Anche nei campi di sterminio, nei gulag russi o
nei campi giapponesi, qualcuno ha sublimato il suo dramma componendo musica. Lo
hanno fatto molte donne internate nei lager tedeschi i cui canti rivivranno in
prima assoluta all’Auditorium di Roma il 16 gennaio, in occasione del Giorno
della memoria 2019, nel concerto ‘Libero è il mio canto’. Grazie al lavoro di
ricerca del maestro Francesco Lotoro, saranno eseguiti 18 brani creati da
compositrici, in cui si alternano sogni d’amore, incitazioni alla resistenza,
denunce di crudeltà disumane, ninne nanne per bambini, brani dedicati alla
natura e all’arrivo della primavera, ma anche parodie di celebri canzonette,
tra cui “Mamma, son tanto felice”, che veniva cantata in polacco nel
Stammlager di Auschwitz, con parole struggenti composte per l’occasione. Un
repertorio, quello di “Libero è il mio canto”, che copre il periodo
fra il 1933 (apertura del KZ Dachau) e il 1953 (morte di Stalin) raccogliendo,
interpretando, trascrivendo, digitalizzando musiche provenienti da ghetti,
campi nazisti, gulag russi, Zigeunerblock per i Rom. Un impressionante
documento della sofferenza di esseri umani di diversa provenienza, religione,
cultura, accomunati dal desiderio di creare ed esprimere bellezza anche
nell’orrore e nella tragedia. Ad eseguire i brani saranno il coro delle voci
bianche dell’Accademia di Santa Cecilia e un coro solo femminile che eseguirà
il Salmo scritto per la liberazione di Auschwitz, e, inedito in Italia, e il
Bolero di Ravel cantato a cappella, come avveniva nel campo di internamento
giapponese di Palembag in Indonesia per la mancanza di strumenti musicali, ma
grazie a due giovani musiciste inglesi. A raccontare la storia, laddove
conosciuta, delle autrici delle composizioni, sarà l’attrice Paola Pitagora.

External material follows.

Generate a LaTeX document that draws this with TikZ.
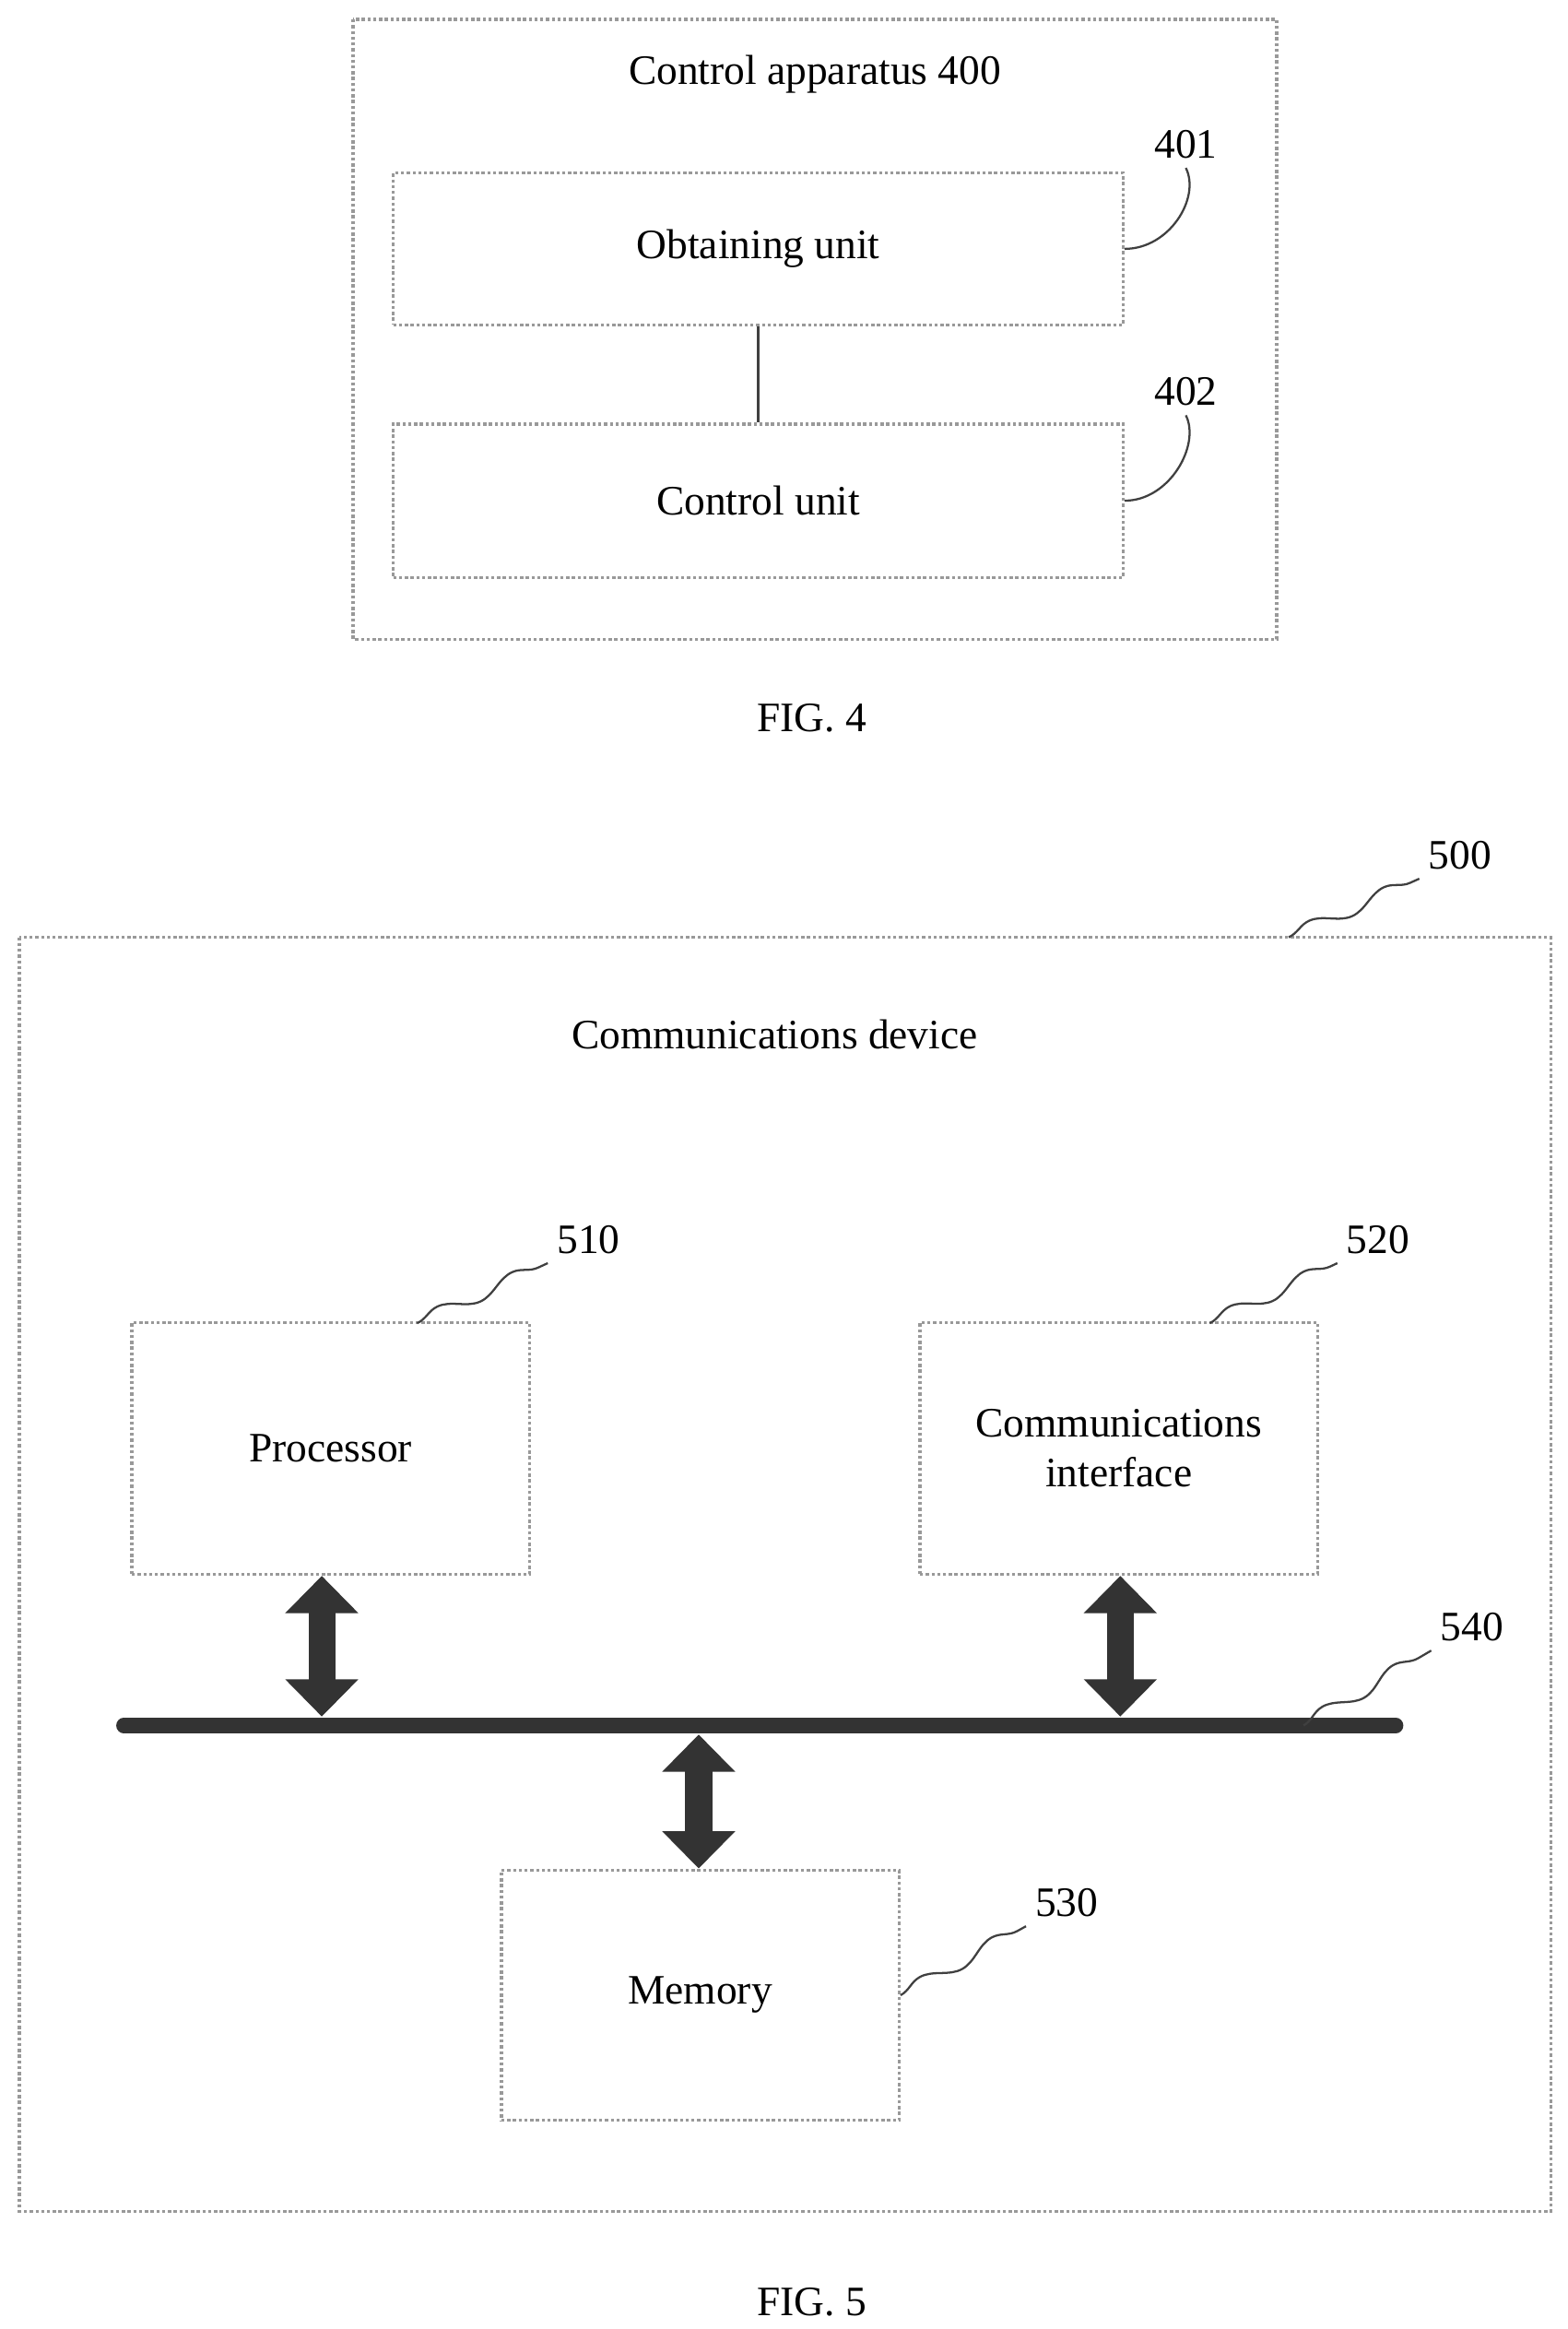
\documentclass[tikz,border=0pt]{standalone}
\usepackage{fontspec}
\setmainfont{Liberation Serif}
\usetikzlibrary{positioning, arrows.meta, decorations.pathmorphing}

\begin{document}
\begin{tikzpicture}[
    x=0.02cm, y=-0.02cm,
    outer/.style={draw=gray!80, densely dotted, line width=1.2pt},
    unit/.style={rectangle, draw=gray!80, densely dotted, line width=1.2pt, font=\fontsize{16}{19}\selectfont, align=center, inner sep=0pt},
    label/.style={font=\fontsize{16}{19}\selectfont},
    leader/.style={draw=gray!50!black, line width=0.8pt, decorate, decoration={snake, amplitude=0.9mm, segment length=11mm}},
    busarrow/.style={draw=gray!40!black, line width=0.36cm, {Triangle[width=0.95cm,length=0.5cm]}-{Triangle[width=0.95cm,length=0.5cm]}, shorten <=0pt, shorten >=0pt}
]
\useasboundingbox (0,0) rectangle (1052,1563);

% FIG. 4
\draw[outer] (237,13) rectangle (857,429);
\node[label] (apptitle) at (547,50) {Control apparatus 400};
\node[unit, minimum width=9.8cm, minimum height=2.04cm] (obtain) at (509,167) {Obtaining unit};
\node[unit, minimum width=9.8cm, minimum height=2.06cm] (control) at (509,336) {Control unit};
\draw[gray!50!black, line width=0.8pt] (obtain) -- (control);
\node[label] (n401) at (796,97) {401};
\node[label] (n402) at (796,263) {402};
\draw[gray!50!black, line width=0.8pt] (obtain.east) .. controls +(30,0) and +(10,20) .. (n401.south);
\draw[gray!50!black, line width=0.8pt] (control.east) .. controls +(30,0) and +(10,20) .. (n402.south);
\node[label] (fig4) at (545,482) {FIG. 4};

% FIG. 5
\draw[outer] (13,629) rectangle (1041,1484);
\coordinate (devcorner) at (865,629);
\node[label] (n500) at (980,574) {500};
\draw[leader] (devcorner) -- (n500.south west);
\node[label] (devtitle) at (520,694) {Communications device};

\node[unit, minimum width=5.34cm, minimum height=3.38cm] (proc) at (222,972) {Processor};
\node[unit, minimum width=5.34cm, minimum height=3.38cm] (comm) at (751,972) {Communications\\interface};
\node[unit, minimum width=5.34cm, minimum height=3.36cm] (mem) at (470,1339) {Memory};

\node[label] (n510) at (395,832) {510};
\node[label] (n520) at (925,832) {520};
\node[label] (n530) at (716,1277) {530};
\node[label] (n540) at (988,1092) {540};
\coordinate (proctop) at (280,888);
\coordinate (commtop) at (812,888);
\draw[leader] (proctop) -- (n510.south west);
\draw[leader] (commtop) -- (n520.south west);
\draw[leader] (mem.east) -- (n530.south west);

% bus
\coordinate (busL) at (83,1158);
\coordinate (busR) at (937,1158);
\coordinate (busP) at (216,1152);
\coordinate (busC) at (752,1152);
\coordinate (busM) at (469,1164);
\coordinate (bustap) at (875,1158);
\draw[gray!40!black, line width=0.2cm, line cap=round] (busL) -- (busR);
\draw[leader] (bustap) -- (n540.south west);

\draw[busarrow] (proc.south -| busP) -- (busP);
\draw[busarrow] (comm.south -| busC) -- (busC);
\draw[busarrow] (busM) -- (mem.north -| busM);

\node[label] (fig5) at (545,1545) {FIG. 5};
\end{tikzpicture}
\end{document}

“Quella che abbiamo voluto celebrare – spiegano le ideatrici dell’evento,
Viviana Kasam e Marilena Citelli Francese, che da sei anni organizzano il
Concerto per il Giorno della Memoria per l’UCEI e la Presidenza del Consiglio –
è una pagina commovente e inedita della storia della musica, che testimonia la
straordinaria vena artistica femminile in un ambito, quello della composizione
musicale, in cui le donne sono praticamente assenti. In un mondo in cui stanno
rinascendo razzismi, maschilismi e paura del diverso è importante dare voce ai
valori di umanità, accoglienza, amore ed empatia che contraddistinguono
l’universo femminile, mettendo al centro la sofferenza di donne di diverse
religioni e di diverse provenienze geografiche e sociali”. “La Musica
è da sempre, nella millenaria storia ebraica, un linguaggio di espressione e
comunicazione – ricorda Noemi Di Segni, presidente dell’Unione delle Comunità
ebraiche italiane – attraverso il quale si sono recitate preghiere collettive e
personali, innalzati inni e lamentazioni, lodi per i miracoli, suppliche per le
vicende strazianti e dolorose”. In particolare la produzione musicale
femminile costituisce una grande lacuna nella storia artistica dell’umanità. Se
pochissime donne riuscirono a sfidare le convenzioni e a imporsi come pittrici,
scrittrici, scultrici, le compositrici sono praticamente inesistenti nella
storia della musica. Dunque,”Libero è il mio canto” vuole restituire
una dignità alla realtà sommersa delle musiciste, e dare voce al loro talento.